BEGIN PROVIDED DATA

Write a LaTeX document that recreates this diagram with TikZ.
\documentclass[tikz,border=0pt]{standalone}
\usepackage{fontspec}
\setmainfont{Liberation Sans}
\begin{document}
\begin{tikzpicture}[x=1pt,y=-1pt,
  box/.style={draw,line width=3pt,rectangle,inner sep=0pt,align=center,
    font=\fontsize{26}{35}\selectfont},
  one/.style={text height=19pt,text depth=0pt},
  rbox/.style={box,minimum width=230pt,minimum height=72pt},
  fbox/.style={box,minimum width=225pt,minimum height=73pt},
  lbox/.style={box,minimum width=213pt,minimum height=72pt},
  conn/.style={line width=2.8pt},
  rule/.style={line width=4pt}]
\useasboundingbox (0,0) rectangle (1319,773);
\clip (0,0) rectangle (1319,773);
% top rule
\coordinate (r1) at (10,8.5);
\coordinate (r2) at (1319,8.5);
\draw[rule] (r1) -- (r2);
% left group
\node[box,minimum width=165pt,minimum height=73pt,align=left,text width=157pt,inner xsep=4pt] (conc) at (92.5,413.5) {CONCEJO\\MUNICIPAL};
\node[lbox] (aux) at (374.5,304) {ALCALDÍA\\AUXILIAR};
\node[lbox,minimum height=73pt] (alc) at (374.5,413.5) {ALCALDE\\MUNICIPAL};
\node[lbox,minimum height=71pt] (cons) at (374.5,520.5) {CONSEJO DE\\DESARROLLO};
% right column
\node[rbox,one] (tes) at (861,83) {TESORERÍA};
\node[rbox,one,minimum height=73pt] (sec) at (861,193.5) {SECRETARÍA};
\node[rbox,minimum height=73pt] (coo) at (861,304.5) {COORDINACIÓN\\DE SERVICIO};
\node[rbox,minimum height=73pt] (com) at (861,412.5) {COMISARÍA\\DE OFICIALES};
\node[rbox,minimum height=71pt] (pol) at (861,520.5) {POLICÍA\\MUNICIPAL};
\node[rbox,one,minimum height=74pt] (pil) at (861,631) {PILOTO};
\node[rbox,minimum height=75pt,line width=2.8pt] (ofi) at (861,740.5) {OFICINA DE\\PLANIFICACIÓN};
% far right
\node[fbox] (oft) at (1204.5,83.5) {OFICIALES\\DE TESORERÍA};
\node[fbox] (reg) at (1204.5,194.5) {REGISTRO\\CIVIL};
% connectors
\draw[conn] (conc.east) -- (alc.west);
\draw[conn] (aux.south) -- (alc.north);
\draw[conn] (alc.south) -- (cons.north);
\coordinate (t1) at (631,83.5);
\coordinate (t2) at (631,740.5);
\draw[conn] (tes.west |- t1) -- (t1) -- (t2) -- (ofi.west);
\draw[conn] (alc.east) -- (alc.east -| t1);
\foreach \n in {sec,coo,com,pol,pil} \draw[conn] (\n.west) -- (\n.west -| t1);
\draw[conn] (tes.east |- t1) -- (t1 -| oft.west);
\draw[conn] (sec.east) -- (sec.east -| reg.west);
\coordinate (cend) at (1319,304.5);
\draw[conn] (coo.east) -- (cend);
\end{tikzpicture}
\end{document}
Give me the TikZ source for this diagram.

END PROVIDED DATA

TASK GOAL — Check each line of the data above for the string "diagram", then report how many lines have it, with no other words.

CORRECT RESULT — 2